==== SUPPLIED ENTRIES

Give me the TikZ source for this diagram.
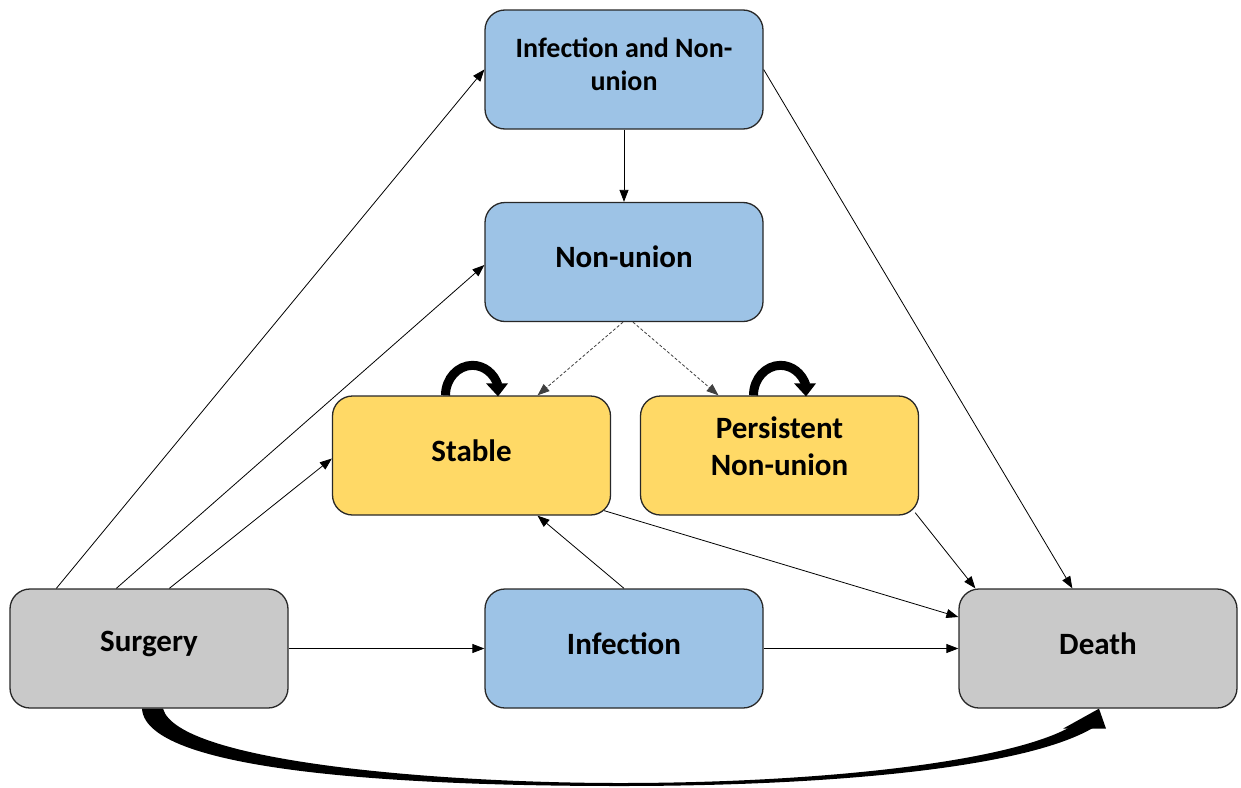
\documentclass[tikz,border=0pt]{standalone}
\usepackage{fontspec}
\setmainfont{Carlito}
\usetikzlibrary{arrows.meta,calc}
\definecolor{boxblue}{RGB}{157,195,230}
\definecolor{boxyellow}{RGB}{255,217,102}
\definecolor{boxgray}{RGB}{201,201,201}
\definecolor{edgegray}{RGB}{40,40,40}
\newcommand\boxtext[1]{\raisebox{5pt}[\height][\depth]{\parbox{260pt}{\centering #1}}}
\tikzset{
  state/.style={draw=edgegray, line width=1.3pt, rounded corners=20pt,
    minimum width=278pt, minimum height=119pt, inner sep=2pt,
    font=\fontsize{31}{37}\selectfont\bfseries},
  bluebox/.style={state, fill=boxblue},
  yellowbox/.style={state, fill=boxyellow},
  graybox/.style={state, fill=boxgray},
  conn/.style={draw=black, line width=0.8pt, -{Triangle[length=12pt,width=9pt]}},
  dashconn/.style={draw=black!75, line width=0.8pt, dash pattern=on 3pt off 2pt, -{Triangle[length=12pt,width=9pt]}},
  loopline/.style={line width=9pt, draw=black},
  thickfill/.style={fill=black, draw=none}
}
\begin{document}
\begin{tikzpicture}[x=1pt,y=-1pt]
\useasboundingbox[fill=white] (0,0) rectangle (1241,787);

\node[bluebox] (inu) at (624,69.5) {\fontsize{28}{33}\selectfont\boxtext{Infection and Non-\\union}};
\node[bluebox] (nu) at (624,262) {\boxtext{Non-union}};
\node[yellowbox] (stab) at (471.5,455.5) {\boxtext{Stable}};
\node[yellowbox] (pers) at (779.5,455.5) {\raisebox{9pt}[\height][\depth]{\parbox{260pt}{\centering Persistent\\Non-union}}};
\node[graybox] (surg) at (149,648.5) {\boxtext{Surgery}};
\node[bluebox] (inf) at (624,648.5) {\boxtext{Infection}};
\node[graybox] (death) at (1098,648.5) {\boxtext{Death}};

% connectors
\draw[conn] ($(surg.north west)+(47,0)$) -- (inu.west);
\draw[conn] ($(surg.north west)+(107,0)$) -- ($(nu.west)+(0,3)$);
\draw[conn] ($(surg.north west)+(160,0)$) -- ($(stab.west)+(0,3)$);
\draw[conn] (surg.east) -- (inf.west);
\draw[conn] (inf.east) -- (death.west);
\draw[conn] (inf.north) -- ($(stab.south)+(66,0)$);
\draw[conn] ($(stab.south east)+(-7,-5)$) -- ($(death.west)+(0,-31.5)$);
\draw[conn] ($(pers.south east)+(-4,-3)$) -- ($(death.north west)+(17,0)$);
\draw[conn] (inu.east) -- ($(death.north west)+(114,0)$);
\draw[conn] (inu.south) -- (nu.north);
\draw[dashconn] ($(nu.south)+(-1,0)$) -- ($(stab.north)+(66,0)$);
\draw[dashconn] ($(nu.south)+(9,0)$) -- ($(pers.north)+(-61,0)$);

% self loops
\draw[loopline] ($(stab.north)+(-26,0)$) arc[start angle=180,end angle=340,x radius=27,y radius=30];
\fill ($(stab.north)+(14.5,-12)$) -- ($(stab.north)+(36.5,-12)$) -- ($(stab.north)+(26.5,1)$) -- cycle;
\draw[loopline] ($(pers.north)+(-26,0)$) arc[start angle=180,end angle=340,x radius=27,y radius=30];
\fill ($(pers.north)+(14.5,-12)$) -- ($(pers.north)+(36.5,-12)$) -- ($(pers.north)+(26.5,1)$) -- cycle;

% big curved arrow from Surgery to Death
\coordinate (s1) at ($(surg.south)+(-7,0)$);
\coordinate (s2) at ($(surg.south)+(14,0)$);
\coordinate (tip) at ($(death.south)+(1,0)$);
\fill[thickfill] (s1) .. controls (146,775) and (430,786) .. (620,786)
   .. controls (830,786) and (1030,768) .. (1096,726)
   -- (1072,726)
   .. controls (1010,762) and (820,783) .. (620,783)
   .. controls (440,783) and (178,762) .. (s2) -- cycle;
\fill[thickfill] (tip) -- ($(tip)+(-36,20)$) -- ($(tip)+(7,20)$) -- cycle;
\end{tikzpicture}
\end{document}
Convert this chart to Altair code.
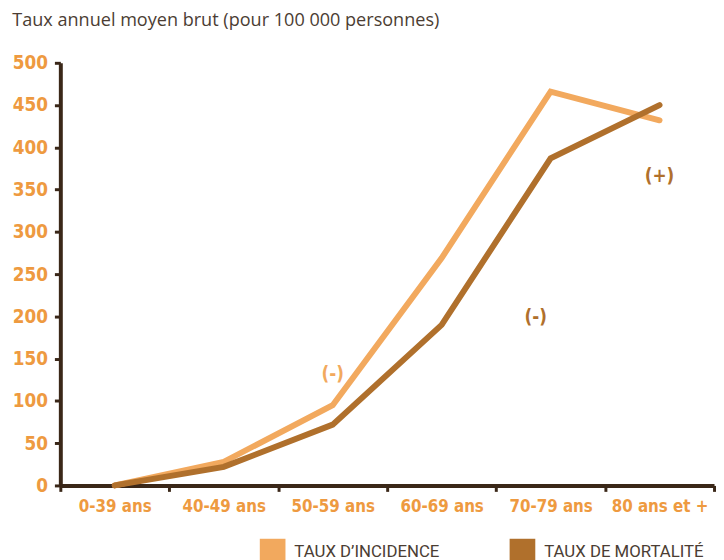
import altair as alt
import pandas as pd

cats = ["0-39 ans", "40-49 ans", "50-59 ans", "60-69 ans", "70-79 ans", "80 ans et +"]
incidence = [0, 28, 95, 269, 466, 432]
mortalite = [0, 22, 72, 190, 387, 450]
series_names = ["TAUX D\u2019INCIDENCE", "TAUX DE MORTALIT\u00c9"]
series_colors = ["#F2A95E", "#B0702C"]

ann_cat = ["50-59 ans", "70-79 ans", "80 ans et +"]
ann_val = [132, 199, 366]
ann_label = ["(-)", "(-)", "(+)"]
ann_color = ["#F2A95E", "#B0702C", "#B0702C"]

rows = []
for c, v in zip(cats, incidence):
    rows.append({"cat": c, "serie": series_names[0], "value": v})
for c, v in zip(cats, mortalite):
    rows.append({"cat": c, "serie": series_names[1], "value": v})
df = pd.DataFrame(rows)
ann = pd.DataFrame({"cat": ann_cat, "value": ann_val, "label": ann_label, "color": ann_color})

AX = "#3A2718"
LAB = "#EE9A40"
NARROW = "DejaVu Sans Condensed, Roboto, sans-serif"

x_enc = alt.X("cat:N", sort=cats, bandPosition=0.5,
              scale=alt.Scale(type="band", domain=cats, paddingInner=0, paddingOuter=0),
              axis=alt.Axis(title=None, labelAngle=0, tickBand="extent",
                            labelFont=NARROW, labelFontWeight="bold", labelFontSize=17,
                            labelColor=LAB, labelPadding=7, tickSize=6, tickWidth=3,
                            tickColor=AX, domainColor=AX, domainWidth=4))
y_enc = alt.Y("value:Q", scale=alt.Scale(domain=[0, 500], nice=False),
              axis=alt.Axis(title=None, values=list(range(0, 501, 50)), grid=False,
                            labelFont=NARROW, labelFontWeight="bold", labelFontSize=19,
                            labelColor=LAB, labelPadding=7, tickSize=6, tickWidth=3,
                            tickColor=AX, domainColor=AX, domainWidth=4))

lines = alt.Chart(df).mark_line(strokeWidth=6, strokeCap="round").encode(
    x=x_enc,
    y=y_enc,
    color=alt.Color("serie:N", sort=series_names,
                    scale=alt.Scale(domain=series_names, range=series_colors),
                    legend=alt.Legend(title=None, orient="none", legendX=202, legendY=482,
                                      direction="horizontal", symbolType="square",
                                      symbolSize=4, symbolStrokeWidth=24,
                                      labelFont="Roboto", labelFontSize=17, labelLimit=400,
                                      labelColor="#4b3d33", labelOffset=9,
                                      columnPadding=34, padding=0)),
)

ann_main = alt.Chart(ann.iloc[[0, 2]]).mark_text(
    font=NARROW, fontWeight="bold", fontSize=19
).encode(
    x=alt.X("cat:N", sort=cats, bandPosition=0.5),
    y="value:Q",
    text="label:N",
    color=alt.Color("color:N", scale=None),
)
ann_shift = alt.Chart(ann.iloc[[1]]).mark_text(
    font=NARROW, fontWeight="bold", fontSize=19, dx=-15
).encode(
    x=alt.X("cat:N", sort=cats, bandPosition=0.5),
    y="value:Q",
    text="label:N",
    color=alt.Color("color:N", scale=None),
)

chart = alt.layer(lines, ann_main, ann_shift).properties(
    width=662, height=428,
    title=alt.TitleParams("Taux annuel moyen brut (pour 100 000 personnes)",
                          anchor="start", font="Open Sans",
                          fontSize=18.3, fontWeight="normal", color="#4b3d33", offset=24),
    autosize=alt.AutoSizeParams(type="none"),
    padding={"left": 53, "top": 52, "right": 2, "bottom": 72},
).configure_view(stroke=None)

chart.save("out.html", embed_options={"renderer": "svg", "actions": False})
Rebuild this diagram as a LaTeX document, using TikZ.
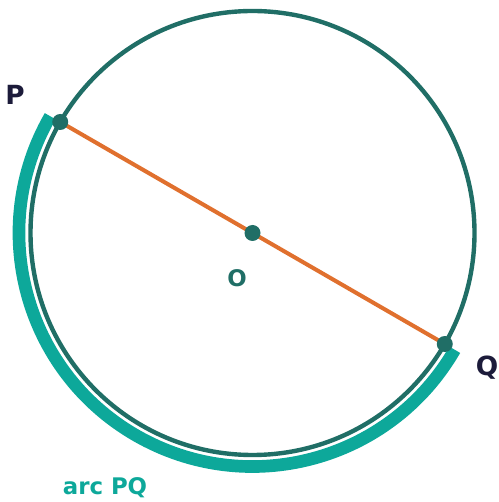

========

| DESCRIPTION OF THE TASK |
Find every line that holds "this" and copy it.

| SOLUTION TO THE EXERCISE |
Give me the TikZ source for this diagram.
Convert this chart to Altair code.
Rebuild this diagram as a LaTeX document, using TikZ.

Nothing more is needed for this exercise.